WRITTEN EXERCISE: The listing below begins with the first line you should copy; stop after the line containing "0.3, 0.5, 0.2]", and drop every picture.

start RECORDED DATA

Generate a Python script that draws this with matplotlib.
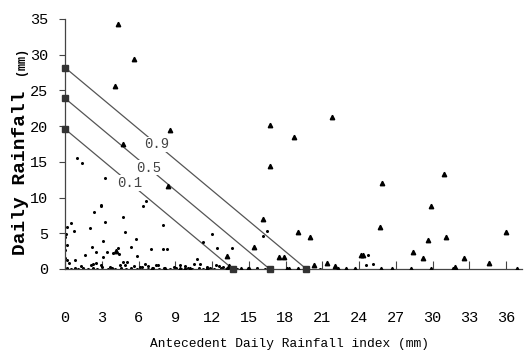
import matplotlib
matplotlib.use("Agg")
import matplotlib.pyplot as plt

# landslide events (triangles)
tri_x = [4.3, 5.6, 4.1, 8.6, 4.7, 8.4, 4.2, 16.7, 21.8, 18.7, 16.7, 16.2, 19.0,
         20.0, 15.4, 13.2, 17.5, 17.9, 25.9, 25.7, 24.3, 20.3, 21.4, 22.0, 13.4,
         30.9, 29.9, 31.1, 29.6, 28.4, 29.2, 32.6, 34.6, 36.0, 31.8, 24.2,
         7.1, 8.2, 9.4, 9.8, 10.2, 11.6, 13.2, 14.4, 14.9, 15.0, 18.1, 18.3,
         19.0, 22.3, 22.9, 23.7, 25.8, 26.7, 28.2, 29.9, 31.7, 36.9]
tri_y = [34.3, 29.4, 25.6, 19.5, 17.5, 11.6, 2.5, 20.2, 21.3, 18.5, 14.4, 7.0, 5.2,
         4.5, 3.1, 1.8, 1.7, 1.7, 12.0, 5.9, 1.9, 0.6, 0.8, 0.4, 0.4,
         13.3, 8.8, 4.5, 4.1, 2.4, 1.6, 1.6, 0.8, 5.2, 0.3, 2.0,
         0, 0, 0, 0, 0, 0, 0, 0, 0, 0, 0, 0,
         0, 0, 0, 0, 0, 0, 0, 0, 0, 0]

# non-event days (dots)
dot_x = [1.0, 1.4, 3.3, 2.9, 6.6, 2.4, 2.9, 0.5, 0.2, 0.7, 2.0, 3.3, 4.7, 0.1,
         4.9, 6.4, 0.2, 3.1, 5.8, 2.2, 2.5, 3.4, 3.9, 4.3, 4.4, 5.4, 7.0, 1.6,
         3.1, 5.9, 0.2, 0.8, 0.3, 2.3, 2.5, 2.9, 4.7, 5.1, 4.9, 6.5, 6.8,
         8.0, 8.0, 8.3, 12.0, 11.3, 12.4, 13.6, 10.8, 10.5, 11.0, 12.6, 12.9,
         16.5, 16.2, 24.7, 25.1, 24.6, 0.0, 0.0, 0.0, 9.4, 7.6,
         0.2, 0.5, 0.8, 1.1, 1.5, 1.9, 2.3, 2.6, 3.0, 3.5, 3.8, 4.1, 4.6, 5.0,
         5.4, 5.9, 6.3, 6.8, 7.2, 7.7, 8.1, 8.6, 9.1, 9.5, 10.0, 10.4, 10.9,
         11.3, 11.8, 12.2, 12.7, 13.1, 13.5, 14.0, 15.7, 16.3, 19.5, 20.8,
         1.3, 2.1, 3.7, 4.5, 5.6, 6.1, 7.4, 8.9, 9.8, 11.6, 12.3, 13.8]
dot_y = [15.5, 14.8, 12.7, 9.0, 9.5, 8.0, 8.8, 6.4, 5.9, 5.3, 5.7, 6.6, 7.3, 4.9,
         5.2, 8.8, 3.4, 3.9, 4.2, 3.1, 2.4, 2.4, 2.2, 2.9, 2.1, 3.1, 2.8, 2.0,
         1.7, 1.8, 1.3, 1.3, 0.8, 0.7, 0.8, 0.6, 1.0, 1.0, 0.6, 0.7, 0.4,
         6.2, 2.8, 2.8, 4.9, 3.8, 2.9, 2.9, 1.4, 0.7, 0.7, 0.4, 0.3,
         5.3, 4.6, 2.0, 0.7, 0.6, 4.5, 1.5, 2.6, 0.5, 0.6,
         0.1, 0, 0.1, 0, 0.2, 0, 0.1, 0, 0.3, 0, 0.1, 0, 0.2, 0,
         0.1, 0, 0.3, 0, 0.1, 0, 0.2, 0, 0.1, 0, 0.2, 0, 0.1,
         0, 0.2, 0, 0.1, 0, 0.3, 0, 0.1, 0, 0.1, 0,
         0.4, 0.5, 0.3, 0.6, 0.4, 0.3, 0.5, 0.3, 0.4, 0.3, 0.5, 0.2]

# probability threshold lines: (label, y-intercept, x-intercept)
line_names = ["0.9", "0.5", "0.1"]
line_y0 = [28.2, 23.9, 19.6]
line_x0 = [19.7, 16.7, 13.7]
label_x = [7.5, 6.8, 5.3]

x_ticks = list(range(0, 37, 3))
y_ticks = list(range(0, 36, 5))

font = "Liberation Mono"

fig = plt.figure(figsize=(5.25, 3.56), dpi=100)
ax = fig.add_axes([65 / 525, 1 - 269 / 356, (522 - 65) / 525, (269 - 19) / 356])

ax.plot(dot_x, dot_y, ls="none", marker="o", ms=1.2, color="black", zorder=2)
ax.plot(tri_x, tri_y, ls="none", marker="^", ms=3.2, color="black", zorder=3)

for name, y0, x0, lx in zip(line_names, line_y0, line_x0, label_x):
    ax.plot([0, x0], [y0, 0], color="#555555", lw=0.9, zorder=1)
    ax.plot([0, x0], [y0, 0], ls="none", marker="s", ms=3.8, color="#333333",
            zorder=4, clip_on=False)
    ly = y0 * (1 - lx / x0)
    ax.text(lx, ly, name, ha="center", va="center", fontsize=10, family=font,
            color="#444444", zorder=5,
            bbox=dict(facecolor="white", edgecolor="none", pad=0.5))

ax.set_xlim(0, 37.3)
ax.set_ylim(0, 35)
ax.set_xticks(x_ticks)
ax.set_yticks(y_ticks)
for s in ["top", "right"]:
    ax.spines[s].set_visible(False)
for s in ["left", "bottom"]:
    ax.spines[s].set_color("#444444")
    ax.spines[s].set_linewidth(0.9)
ax.tick_params(axis="x", direction="in", length=6, pad=30, colors="#444444",
               labelcolor="black", labelsize=11)
ax.tick_params(axis="y", direction="out", length=4, pad=8, colors="#444444",
               labelcolor="black", labelsize=11)
for lab in ax.get_xticklabels() + ax.get_yticklabels():
    lab.set_family(font)

fig.text((152 + 428) / 2 / 525, 1 - 344 / 356, "Antecedent Daily Rainfall index (mm)",
         ha="center", va="center", fontsize=9.3, family=font)
fig.text(21 / 525, 1 - 173 / 356, "Daily Rainfall", rotation=90, ha="center",
         va="center", fontsize=14, family=font, weight="bold")
fig.text(21 / 525, 1 - 61 / 356, "(mm)", rotation=90, ha="center",
         va="center", fontsize=8.5, family=font, weight="bold")

fig.savefig("out.png", dpi=100)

end RECORDED DATA

TASK RESULT:
Generate a Python script that draws this with matplotlib.
import matplotlib
matplotlib.use("Agg")
import matplotlib.pyplot as plt

# landslide events (triangles)
tri_x = [4.3, 5.6, 4.1, 8.6, 4.7, 8.4, 4.2, 16.7, 21.8, 18.7, 16.7, 16.2, 19.0,
         20.0, 15.4, 13.2, 17.5, 17.9, 25.9, 25.7, 24.3, 20.3, 21.4, 22.0, 13.4,
         30.9, 29.9, 31.1, 29.6, 28.4, 29.2, 32.6, 34.6, 36.0, 31.8, 24.2,
         7.1, 8.2, 9.4, 9.8, 10.2, 11.6, 13.2, 14.4, 14.9, 15.0, 18.1, 18.3,
         19.0, 22.3, 22.9, 23.7, 25.8, 26.7, 28.2, 29.9, 31.7, 36.9]
tri_y = [34.3, 29.4, 25.6, 19.5, 17.5, 11.6, 2.5, 20.2, 21.3, 18.5, 14.4, 7.0, 5.2,
         4.5, 3.1, 1.8, 1.7, 1.7, 12.0, 5.9, 1.9, 0.6, 0.8, 0.4, 0.4,
         13.3, 8.8, 4.5, 4.1, 2.4, 1.6, 1.6, 0.8, 5.2, 0.3, 2.0,
         0, 0, 0, 0, 0, 0, 0, 0, 0, 0, 0, 0,
         0, 0, 0, 0, 0, 0, 0, 0, 0, 0]

# non-event days (dots)
dot_x = [1.0, 1.4, 3.3, 2.9, 6.6, 2.4, 2.9, 0.5, 0.2, 0.7, 2.0, 3.3, 4.7, 0.1,
         4.9, 6.4, 0.2, 3.1, 5.8, 2.2, 2.5, 3.4, 3.9, 4.3, 4.4, 5.4, 7.0, 1.6,
         3.1, 5.9, 0.2, 0.8, 0.3, 2.3, 2.5, 2.9, 4.7, 5.1, 4.9, 6.5, 6.8,
         8.0, 8.0, 8.3, 12.0, 11.3, 12.4, 13.6, 10.8, 10.5, 11.0, 12.6, 12.9,
         16.5, 16.2, 24.7, 25.1, 24.6, 0.0, 0.0, 0.0, 9.4, 7.6,
         0.2, 0.5, 0.8, 1.1, 1.5, 1.9, 2.3, 2.6, 3.0, 3.5, 3.8, 4.1, 4.6, 5.0,
         5.4, 5.9, 6.3, 6.8, 7.2, 7.7, 8.1, 8.6, 9.1, 9.5, 10.0, 10.4, 10.9,
         11.3, 11.8, 12.2, 12.7, 13.1, 13.5, 14.0, 15.7, 16.3, 19.5, 20.8,
         1.3, 2.1, 3.7, 4.5, 5.6, 6.1, 7.4, 8.9, 9.8, 11.6, 12.3, 13.8]
dot_y = [15.5, 14.8, 12.7, 9.0, 9.5, 8.0, 8.8, 6.4, 5.9, 5.3, 5.7, 6.6, 7.3, 4.9,
         5.2, 8.8, 3.4, 3.9, 4.2, 3.1, 2.4, 2.4, 2.2, 2.9, 2.1, 3.1, 2.8, 2.0,
         1.7, 1.8, 1.3, 1.3, 0.8, 0.7, 0.8, 0.6, 1.0, 1.0, 0.6, 0.7, 0.4,
         6.2, 2.8, 2.8, 4.9, 3.8, 2.9, 2.9, 1.4, 0.7, 0.7, 0.4, 0.3,
         5.3, 4.6, 2.0, 0.7, 0.6, 4.5, 1.5, 2.6, 0.5, 0.6,
         0.1, 0, 0.1, 0, 0.2, 0, 0.1, 0, 0.3, 0, 0.1, 0, 0.2, 0,
         0.1, 0, 0.3, 0, 0.1, 0, 0.2, 0, 0.1, 0, 0.2, 0, 0.1,
         0, 0.2, 0, 0.1, 0, 0.3, 0, 0.1, 0, 0.1, 0,
         0.4, 0.5, 0.3, 0.6, 0.4, 0.3, 0.5, 0.3, 0.4, 0.3, 0.5, 0.2]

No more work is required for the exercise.